A. S.: Estudió en el colegio americano de París, en la calle Théophile-Gautier, donde recibió formación en inglés. Luego estuvo en Janson de Sailly, donde se impartían las enseñanzas en francés. Siempre con ese fondo de cultura alemana vienesa, que era en todo caso el terreno cultural en el que había crecido. Después aprendió griego con su padre. Cuando le contó su infancia a uno de sus entrevistadores iraníes, me llamó la atención el hecho de que su padre le pidiera que tomase notas de lectura de cada uno de los libros que leía y que se las entregase. ¡Él supervisaba muy de cerca su educación!
G. S.: Un pequeño resumen, y no podía empezar el siguiente libro hasta que hubiera escrito ese pequeño resumen, incluso si este decía «no he entendido nada» o «no me gusta este libro». No se trataba de eso; era para que no fuese el niño en la fábrica de chocolate, que come demasiado y se atiborra.

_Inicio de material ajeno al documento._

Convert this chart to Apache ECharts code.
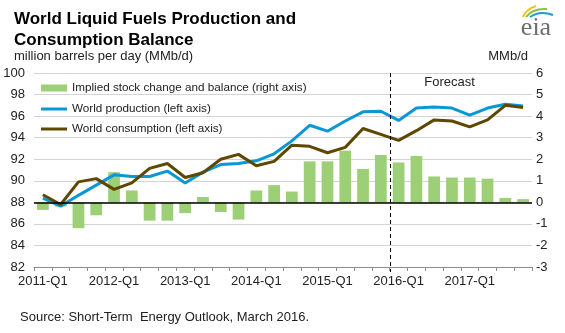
<!DOCTYPE html>
<html>
<head>
<meta charset="utf-8">
<script src="https://cdn.jsdelivr.net/npm/echarts@6/dist/echarts.min.js"></script>
<style>
html,body{margin:0;padding:0;background:#fff;}
#chart{width:565px;height:333px;}
</style>
</head>
<body>
<div id="chart"></div>
<script>
var categories = [
  '2011-Q1','2011-Q2','2011-Q3','2011-Q4',
  '2012-Q1','2012-Q2','2012-Q3','2012-Q4',
  '2013-Q1','2013-Q2','2013-Q3','2013-Q4',
  '2014-Q1','2014-Q2','2014-Q3','2014-Q4',
  '2015-Q1','2015-Q2','2015-Q3','2015-Q4',
  '2016-Q1','2016-Q2','2016-Q3','2016-Q4',
  '2017-Q1','2017-Q2','2017-Q3','2017-Q4'
];
var balance = [-0.35,-0.2,-1.2,-0.6,1.4,0.55,-0.85,-0.85,-0.5,0.25,-0.45,-0.8,0.55,0.8,0.5,1.9,1.9,2.4,1.55,2.2,1.85,2.15,1.2,1.15,1.15,1.1,0.2,0.15];
var production = [88.4,87.65,88.65,89.6,90.55,90.4,90.4,90.9,89.8,90.8,91.5,91.6,91.85,92.5,93.7,95.15,94.6,95.55,96.4,96.45,95.6,96.75,96.85,96.75,96.1,96.75,97.1,96.95];
var consumption = [88.7,87.8,89.9,90.2,89.2,89.8,91.15,91.6,90.3,90.75,92.0,92.45,91.4,91.8,93.3,93.2,92.6,93.1,94.85,94.3,93.75,94.65,95.65,95.55,95.0,95.65,97.0,96.8];
var leftTicks = {min: 82, max: 100, interval: 2};
var rightTicks = {min: -3, max: 6, interval: 1};
var forecastStart = '2016-Q1';

var names = {
  bal: 'Implied stock change and balance (right axis)',
  prod: 'World production (left axis)',
  cons: 'World consumption (left axis)'
};
var FONT = 'Arial, "Liberation Sans", sans-serif';

var chart = echarts.init(document.getElementById('chart'), null, {renderer: 'canvas'});
var option = {
  animation: false,
  backgroundColor: '#ffffff',
  textStyle: {fontFamily: FONT},
  title: [
    {text: 'World Liquid Fuels Production and\nConsumption Balance', left: 9, top: 4,
     textStyle: {fontSize: 17, fontWeight: 'bold', color: '#000', lineHeight: 21, fontFamily: FONT}},
    {text: 'million barrels per day (MMb/d)', left: 9, top: 45,
     textStyle: {fontSize: 13, fontWeight: 'normal', color: '#222', fontFamily: FONT}},
    {text: 'MMb/d', right: 32, top: 45,
     textStyle: {fontSize: 13, fontWeight: 'normal', color: '#222', fontFamily: FONT}},
    {text: 'Source: Short-Term  Energy Outlook, March 2016.', left: 15, top: 306,
     textStyle: {fontSize: 13, fontWeight: 'normal', color: '#222', fontFamily: FONT}}
  ],
  legend: [
    {data: [names.bal], left: 36, top: 77, itemWidth: 26, itemHeight: 7, icon: 'rect',
     itemGap: 8, textStyle: {fontSize: 11.7, color: '#222', fontFamily: FONT}},
    {data: [names.prod, names.cons], orient: 'vertical', left: 36, top: 98, itemWidth: 26, itemHeight: 3,
     icon: 'rect', itemGap: 8, textStyle: {fontSize: 11.7, color: '#222', fontFamily: FONT}}
  ],
  grid: {left: 34, right: 33, top: 73, height: 194, containLabel: false},
  xAxis: {
    type: 'category', data: categories, boundaryGap: true,
    axisLine: {onZero: false, lineStyle: {color: '#8c8c8c', width: 1}},
    axisTick: {show: true, interval: 0, length: 4, lineStyle: {color: '#8c8c8c'}},
    axisLabel: {interval: 3, fontSize: 13, color: '#222', margin: 8, fontFamily: FONT},
    splitLine: {show: false}
  },
  yAxis: [
    {type: 'value', min: leftTicks.min, max: leftTicks.max, interval: leftTicks.interval, position: 'left',
     axisLine: {show: false}, axisTick: {show: false},
     axisLabel: {fontSize: 13, color: '#222', margin: 9, fontFamily: FONT},
     splitLine: {show: true, lineStyle: {color: '#d4d4d4', width: 1}}},
    {type: 'value', min: rightTicks.min, max: rightTicks.max, interval: rightTicks.interval, position: 'right',
     axisLine: {show: false}, axisTick: {show: false},
     axisLabel: {fontSize: 13, color: '#222', margin: 4, fontFamily: FONT},
     splitLine: {show: false}}
  ],
  series: [
    {name: names.bal, type: 'bar', yAxisIndex: 1, data: balance, barWidth: '66%',
     itemStyle: {color: '#9dcf76'}, z: 2,
     markLine: {silent: true, symbol: 'none', label: {show: false},
       lineStyle: {color: '#000', width: 1.5, type: 'solid'}, data: [{yAxis: 0}]}},
    {name: names.cons, type: 'line', yAxisIndex: 0, data: consumption, symbol: 'none',
     lineStyle: {color: '#5e4800', width: 3}, itemStyle: {color: '#5e4800'}, z: 4},
    {name: names.prod, type: 'line', yAxisIndex: 0, data: production, symbol: 'none',
     lineStyle: {color: '#0b97d6', width: 3}, itemStyle: {color: '#0b97d6'}, z: 3}
  ]
};
chart.setOption(option);

// forecast divider placed through the category scale
var idx = categories.indexOf(forecastStart);
var c0 = chart.convertToPixel({xAxisIndex: 0}, categories[idx - 1]);
var c1 = chart.convertToPixel({xAxisIndex: 0}, categories[idx]);
var xDiv = Math.round((c0 + c1) / 2) + 0.5;
var yTop = chart.convertToPixel({yAxisIndex: 0}, leftTicks.max);
var yBot = chart.convertToPixel({yAxisIndex: 0}, leftTicks.min);

chart.setOption({
  graphic: [
    {type: 'line', silent: true, z: 10,
     shape: {x1: xDiv, y1: yTop, x2: xDiv, y2: yBot + 5},
     style: {stroke: '#000', lineWidth: 1, lineDash: [4, 3]}},
    {type: 'text', silent: true, z: 10, x: xDiv + 59, y: yTop + 9,
     style: {text: 'Forecast', fontSize: 13, fontFamily: FONT, fill: '#222', align: 'center', verticalAlign: 'middle'}},
    // eia logo
    {type: 'text', silent: true, x: 536, y: 28,
     style: {text: 'eia', font: '26px "Liberation Serif", "DejaVu Serif", serif', fill: '#6d6d6d', align: 'center', verticalAlign: 'middle'}},
    {type: 'bezierCurve', silent: true,
     shape: {x1: 523, y1: 17, cpx1: 526, cpy1: 9, x2: 536, y2: 6},
     style: {stroke: '#f5c21b', lineWidth: 2, fill: null}},
    {type: 'bezierCurve', silent: true,
     shape: {x1: 526, y1: 17, cpx1: 533, cpy1: 8, x2: 547, y2: 9},
     style: {stroke: '#8bc34a', lineWidth: 2, fill: null}},
    {type: 'bezierCurve', silent: true,
     shape: {x1: 530, y1: 17, cpx1: 540, cpy1: 10, x2: 553, y2: 15},
     style: {stroke: '#1c9ad6', lineWidth: 2, fill: null}}
  ]
});
</script>
</body>
</html>
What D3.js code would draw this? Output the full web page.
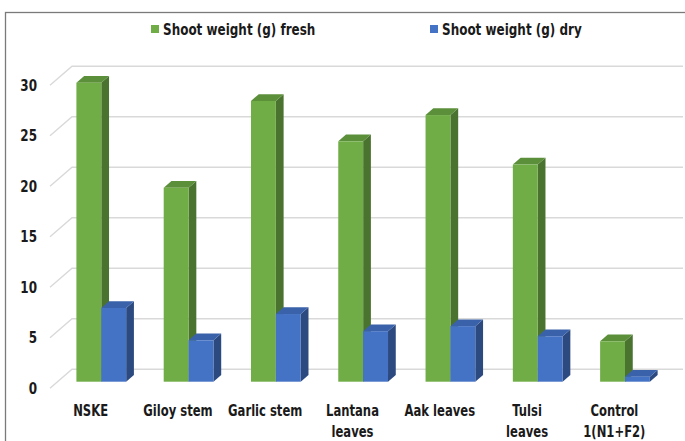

La finalidad era enseñarme un cierto método y el respeto por la obra. La obra merece una atención y esta atención ha de reflejarse. Y más tarde, en el instituto, usted lo sabe tan bien como yo, todo el sistema de resúmenes llegó a ser muy importante en la educación secundaria. Se trataba de una pedagogía. A veces me impacientaba y me enfadaba; quería el próximo libro. Sobre ese asunto, mi padre era muy estricto.
A. S.: Usted explica que nació con una discapacidad en la mano y el brazo derechos, y que sus padres reaccionaron con un cierto voluntarismo; y es que, si existe un voluntarismo cultural (del que acabamos de hablar), hay también un voluntarismo bastante asombroso para forzarle a escribir con la mano derecha. Creo que le ataban la mano izquierda a la espalda para obligarle a escribir con la mano derecha. ¡Esto resulta absolutamente incomprensible en estos tiempos!